The ILA strike on the East and Gulf Coast ports in early October lasted three days. By the time the tentative agreement was announced, most of the operational damage was front-loaded into the weeks before the strike — pulled-forward shipments, rerouting to the West Coast, expedited airfreight on the most time-sensitive Q4 goods — rather than the strike itself.

That's the headline. The longer story is what stuck after the immediate disruption ended. We've been talking through November with supply chain leaders at retailers ranging from national big-box chains to mid-sized specialty operators. The pattern that's emerging: the contingency moves made in September are now being treated as permanent or semi-permanent changes, not as one-time emergency response.

The pull-forward changed Q4 inventory shape

The most visible effect was the inventory shape going into Q4. Retailers that normally take Q4 holiday goods through East Coast ports in September and early October had largely moved those flows weeks earlier. A VP of supply chain at a national apparel retailer told us their company landed the bulk of holiday inventory by mid-September — roughly three to four weeks ahead of a normal year.

The cost of that pull-forward shows up in two places. First, in working capital: inventory sitting in DCs longer before it sells. Second, in storage cost: several operators told us they leaned on third-party warehousing in the Northeast and Midwest at higher rates than they would have planned, because their primary DCs were full earlier than expected.

The upside, of course, is that nothing went short for holiday. The operators we spoke to were unanimous that they'd take the working capital hit over the alternative.

West Coast routing decisions that didn't reverse

The other big September move was redirecting eastbound Asia flows from East Coast ports to Los Angeles and Long Beach, then transcontinental rail. The expectation, at least pre-strike, was that this was a temporary rerouting that would unwind once labor uncertainty cleared.

It hasn't fully unwound. Several operators told us they've kept somewhere between 20 and 40 percent of the rerouted volume on the West Coast lane, citing two reasons: rail capacity and transit time were more predictable than expected, and the broader uncertainty about a longer ILA contract extension — the early-October deal was tentative and pushed final agreement into January — made East Coast commitments harder to lock in for early 2025.

A director of international logistics at a home goods retailer summarized the thinking: "We don't know what January looks like. We do know what the West Coast looked like in October. We're not going to fully rebalance until we see a final contract."

Supplier conversations that got harder, then got formal

The piece of the post-strike landscape that's getting less press but more internal attention is what changed in retailer-supplier conversations. The strike accelerated discussions that had been happening informally for two years: nearshoring, supplier diversification, and contractual language around port disruption.

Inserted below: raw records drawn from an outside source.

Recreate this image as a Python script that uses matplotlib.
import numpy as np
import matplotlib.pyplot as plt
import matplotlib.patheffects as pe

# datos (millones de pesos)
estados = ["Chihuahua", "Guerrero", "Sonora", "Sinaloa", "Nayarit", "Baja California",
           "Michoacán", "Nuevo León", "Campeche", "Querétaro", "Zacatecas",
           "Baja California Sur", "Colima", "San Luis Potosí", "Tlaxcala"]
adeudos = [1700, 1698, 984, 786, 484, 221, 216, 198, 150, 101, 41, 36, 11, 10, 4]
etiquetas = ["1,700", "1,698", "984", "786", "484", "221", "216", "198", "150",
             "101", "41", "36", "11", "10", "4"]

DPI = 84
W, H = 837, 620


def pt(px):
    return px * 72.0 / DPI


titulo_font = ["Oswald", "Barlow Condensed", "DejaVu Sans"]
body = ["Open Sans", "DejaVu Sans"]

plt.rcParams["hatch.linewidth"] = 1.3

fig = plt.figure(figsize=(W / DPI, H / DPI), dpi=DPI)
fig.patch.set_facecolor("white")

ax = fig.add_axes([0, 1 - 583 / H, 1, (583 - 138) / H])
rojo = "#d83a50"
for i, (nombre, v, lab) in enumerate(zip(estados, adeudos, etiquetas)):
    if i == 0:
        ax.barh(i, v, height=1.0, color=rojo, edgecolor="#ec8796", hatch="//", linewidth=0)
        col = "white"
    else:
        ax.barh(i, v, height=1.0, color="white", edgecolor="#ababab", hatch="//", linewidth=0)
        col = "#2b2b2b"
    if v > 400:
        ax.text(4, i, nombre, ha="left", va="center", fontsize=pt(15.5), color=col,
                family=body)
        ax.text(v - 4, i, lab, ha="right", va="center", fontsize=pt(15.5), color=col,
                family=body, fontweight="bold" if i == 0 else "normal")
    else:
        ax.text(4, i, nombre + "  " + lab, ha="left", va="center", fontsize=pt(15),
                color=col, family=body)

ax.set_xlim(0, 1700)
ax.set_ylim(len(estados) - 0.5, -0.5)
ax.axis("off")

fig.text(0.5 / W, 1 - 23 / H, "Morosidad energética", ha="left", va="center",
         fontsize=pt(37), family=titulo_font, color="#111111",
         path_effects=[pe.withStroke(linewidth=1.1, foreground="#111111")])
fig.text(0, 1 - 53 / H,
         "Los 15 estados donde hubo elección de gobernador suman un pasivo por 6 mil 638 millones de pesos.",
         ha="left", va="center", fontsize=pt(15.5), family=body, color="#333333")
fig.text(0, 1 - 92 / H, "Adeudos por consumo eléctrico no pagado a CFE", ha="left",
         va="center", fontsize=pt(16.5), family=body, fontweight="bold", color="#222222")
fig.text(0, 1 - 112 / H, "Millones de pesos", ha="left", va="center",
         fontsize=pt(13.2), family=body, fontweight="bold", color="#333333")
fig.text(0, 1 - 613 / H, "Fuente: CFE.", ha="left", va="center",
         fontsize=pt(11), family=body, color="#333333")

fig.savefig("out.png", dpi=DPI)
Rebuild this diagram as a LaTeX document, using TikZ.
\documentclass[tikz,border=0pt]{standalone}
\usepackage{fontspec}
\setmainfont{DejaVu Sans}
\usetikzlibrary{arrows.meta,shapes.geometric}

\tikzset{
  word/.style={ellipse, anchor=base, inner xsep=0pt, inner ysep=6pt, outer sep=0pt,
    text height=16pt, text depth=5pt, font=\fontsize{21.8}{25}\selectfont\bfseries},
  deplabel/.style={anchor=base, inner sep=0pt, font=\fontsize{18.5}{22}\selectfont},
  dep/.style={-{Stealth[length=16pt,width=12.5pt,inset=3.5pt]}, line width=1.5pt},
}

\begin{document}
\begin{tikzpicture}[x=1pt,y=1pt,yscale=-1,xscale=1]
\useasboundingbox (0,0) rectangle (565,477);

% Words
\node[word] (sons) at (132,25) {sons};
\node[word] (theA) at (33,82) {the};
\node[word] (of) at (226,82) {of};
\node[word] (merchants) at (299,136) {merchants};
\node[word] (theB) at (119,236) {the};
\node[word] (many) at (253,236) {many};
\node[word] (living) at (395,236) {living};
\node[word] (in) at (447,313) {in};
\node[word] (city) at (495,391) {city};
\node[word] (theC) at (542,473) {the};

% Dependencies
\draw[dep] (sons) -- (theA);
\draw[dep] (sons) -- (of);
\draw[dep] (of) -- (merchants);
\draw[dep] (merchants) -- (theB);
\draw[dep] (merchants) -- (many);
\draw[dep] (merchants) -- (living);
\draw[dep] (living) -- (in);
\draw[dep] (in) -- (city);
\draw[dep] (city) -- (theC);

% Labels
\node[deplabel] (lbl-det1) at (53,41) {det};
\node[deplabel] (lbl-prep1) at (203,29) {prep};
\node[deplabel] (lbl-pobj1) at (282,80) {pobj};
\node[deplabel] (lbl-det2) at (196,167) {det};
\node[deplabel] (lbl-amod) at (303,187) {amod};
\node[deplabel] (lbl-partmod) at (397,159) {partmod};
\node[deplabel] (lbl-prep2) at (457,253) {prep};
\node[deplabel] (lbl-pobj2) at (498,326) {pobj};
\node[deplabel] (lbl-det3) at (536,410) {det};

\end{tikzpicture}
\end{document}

The conversations weren't new. What changed is that several large retailers have now formalized contingency requirements in their supplier scorecards. We've heard the same theme from sourcing leads at multiple retailers: suppliers that can demonstrate flexible routing — whether through their own logistics or through 3PL partnerships — are getting preferential treatment in 2025 line reviews.

A few specific moves we've confirmed:

  • Larger retailers are increasing the share of goods sourced from or transhipped through Mexico, building on the nearshoring momentum that was already in motion before the strike.
  • Several apparel and general merchandise importers have added or expanded direct relationships with Vietnam and India suppliers, partly to diversify country-of-origin and partly to access alternative port pairings.
  • Contractual language around force majeure and port disruption has tightened. One sourcing lead at a regional grocery chain told us their 2025 contracts now include specific allocation rules for supplier-side delays attributable to U.S. port disruption.

What broke anyway

Two things broke despite the planning. The first was the cost line. Several operators told us their Q4 inbound logistics cost ran somewhere in the high-single-digit to low-double-digit percentage above plan, driven by the September pull-forward, the West Coast rerouting, and a meaningful share of expedited airfreight on time-critical SKUs.

The second was the long-tail SKU coverage. Operators were well-positioned on top sellers, but the lower-velocity assortment — the SKUs that don't justify expedited freight — came in light at several retailers we spoke to. The visible impact will be in early 2025 reporting, when out-of-stock rates on lower-tier SKUs show up in the assortment review.

The strike was short. The replanning was not. And the operators we spoke to are telling us this is the new baseline, not a one-time exception.